How to Make a Good Impression After Your Interview

Following up after an interview is an essential step in the job search process. Sending a well-written and properly timed message will help your interviewer remember you after your initial meeting. To leave a lasting impression. A thank you note is your first follow up. You should send a thank you note to the hiring manager the day after your interview.

Here are a few tips on writing your note:

Remember how it will help you stand out. Sending a thank you note gives you a chance to stand out and reconnect after a job interview. This note lets you show your appreciation that the interviewer dedicated time and resources to meeting with you. Writing to thank your interviewer allows you to reiterate your qualifications and mention anything you neglected to bring up. Sending a thank you note also allows you to demonstrate your interest. While you do not want to seem overly-enthusiastic, making your interest clear can help guide the hiring manager’s decisions.

Choose your communication method. You can write either a handwritten note or an email. If you choose to send a handwritten note, you can deliver it to the office, or you can mail it. Mailing a note may take a few days to reach the hiring manager. An email is faster to send and easier to track. Opting for email also helps you stay at the top of your interviewer’s inbox and allows for easy replies on their behalf. If you email your thank you note, make your subject line simple. It can be as easy as including the open position and your name.
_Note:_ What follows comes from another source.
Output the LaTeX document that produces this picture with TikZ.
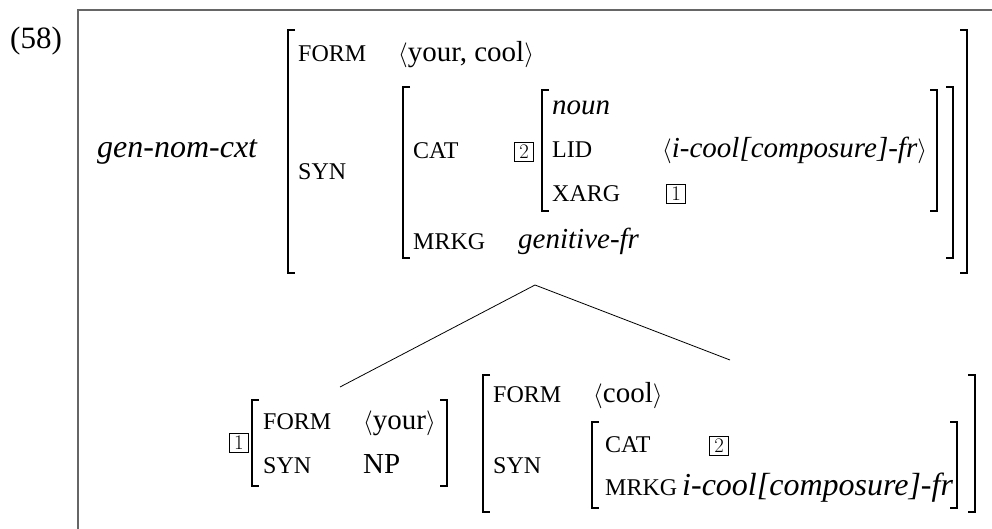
\documentclass[tikz,border=0pt]{standalone}
\usepackage{fontspec}
\setmainfont{Liberation Serif}
\usepackage{amsmath}

\newcommand{\feat}[1]{{\fontsize{24}{28}\selectfont #1}}
\newcommand{\lbrk}[3]{\draw[brk] (#1+7,#2) -- (#1,#2) -- (#1,#3) -- (#1+7,#3);}
\newcommand{\rbrk}[3]{\draw[brk] (#1-7,#2) -- (#1,#2) -- (#1,#3) -- (#1-7,#3);}

\tikzset{
  txt/.style={anchor=base west, inner sep=0pt},
  tag/.style={draw, line width=0.7pt, inner sep=0pt, minimum size=19pt,
              font=\fontsize{21}{24}\selectfont},
  brk/.style={line width=1.8pt},
  frame/.style={line width=1.3pt, black!60}
}

\begin{document}
\begin{tikzpicture}[x=1pt, y=-1pt, font=\fontsize{29}{34}\selectfont]
                \useasboundingbox (0,0) rectangle (992,529);
                \draw[frame] (78,529) -- (78,10) -- (992,10);

                \node[txt, font=\fontsize{31}{36}\selectfont] (ex) at (10,49) {(58)};
                \node[txt, font=\fontsize{32}{38}\selectfont] (type) at (97,158) {\textit{gen-nom-cxt}};

                % mother
                \node[txt] (form) at (298,62) {\feat{FORM}};
                \node[txt] (formv) at (398,62) {$\langle$your, cool$\rangle$};
                \node[txt] (syn) at (298,180) {\feat{SYN}};
                \node[txt] (cat) at (413,159) {\feat{CAT}};
                \node[tag] (two) at (524,151.5) {$2$};
                \node[txt] (noun) at (552,115) {\textit{noun}};
                \node[txt] (lid) at (552,158) {\feat{LID}};
                \node[txt] (lidv) at (662,158) {$\langle$\textit{i-cool[composure]-fr}$\rangle$};
                \node[txt] (xarg) at (552,202) {\feat{XARG}};
                \node[tag] (one) at (676,193.5) {$1$};
                \node[txt] (mrkg) at (413,249) {\feat{MRKG}};
                \node[txt] (mrkgv) at (518,248) {\textit{genitive-fr}};

                \lbrk{288}{30}{273} \rbrk{967}{30}{273}
                \lbrk{403}{87}{258} \rbrk{953}{87}{258}
                \lbrk{542}{90}{211} \rbrk{937}{90}{211}

                % daughters
                \node[tag] (oneL) at (239,442.5) {$1$};
                \node[txt] (formL) at (263,429) {\feat{FORM}};
                \node[txt] (formLv) at (363,429) {$\langle$your$\rangle$};
                \node[txt] (synL) at (263,473) {\feat{SYN}};
                \node[txt] (synLv) at (363,473) {NP};
                \lbrk{252}{400}{486} \rbrk{447}{400}{486}

                \node[txt] (formR) at (493,402) {\feat{FORM}};
                \node[txt] (formRv) at (593,402) {$\langle$cool$\rangle$};
                \node[txt] (synR) at (493,473) {\feat{SYN}};
                \node[txt] (catR) at (605,452) {\feat{CAT}};
                \node[tag] (twoR) at (719,445.5) {$2$};
                \node[txt] (mrkgR) at (605,495) {\feat{MRKG}};
                \node[txt, font=\fontsize{32}{38}\selectfont] (mrkgRv) at (682,495) {\textit{i-cool[composure]-fr}};
                \lbrk{483}{375}{512} \rbrk{975}{375}{512}
                \lbrk{592}{422}{508} \rbrk{957}{422}{508}

                \coordinate (M) at (535,285);
                \coordinate (L) at (340,387);
                \coordinate (R) at (730,360);
                \draw[line width=0.8pt] (L) -- (M) -- (R);

\end{tikzpicture}
\end{document}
Keep it simple. This thank you note should be the longest follow-up message you send, but aim to remain concise by focusing on four main elements:

Thanks: Always show your gratitude to your interviewer.
Interest: Reiterate your interest in the position and indicate what draws you to the company. Qualifications: Briefly repeat your qualifications for the job. Be sure to tie them to organizational needs that the interviewer mentioned during your meeting. Response: State your desire for your interviewer to communicate news about the hiring process as soon as it is available.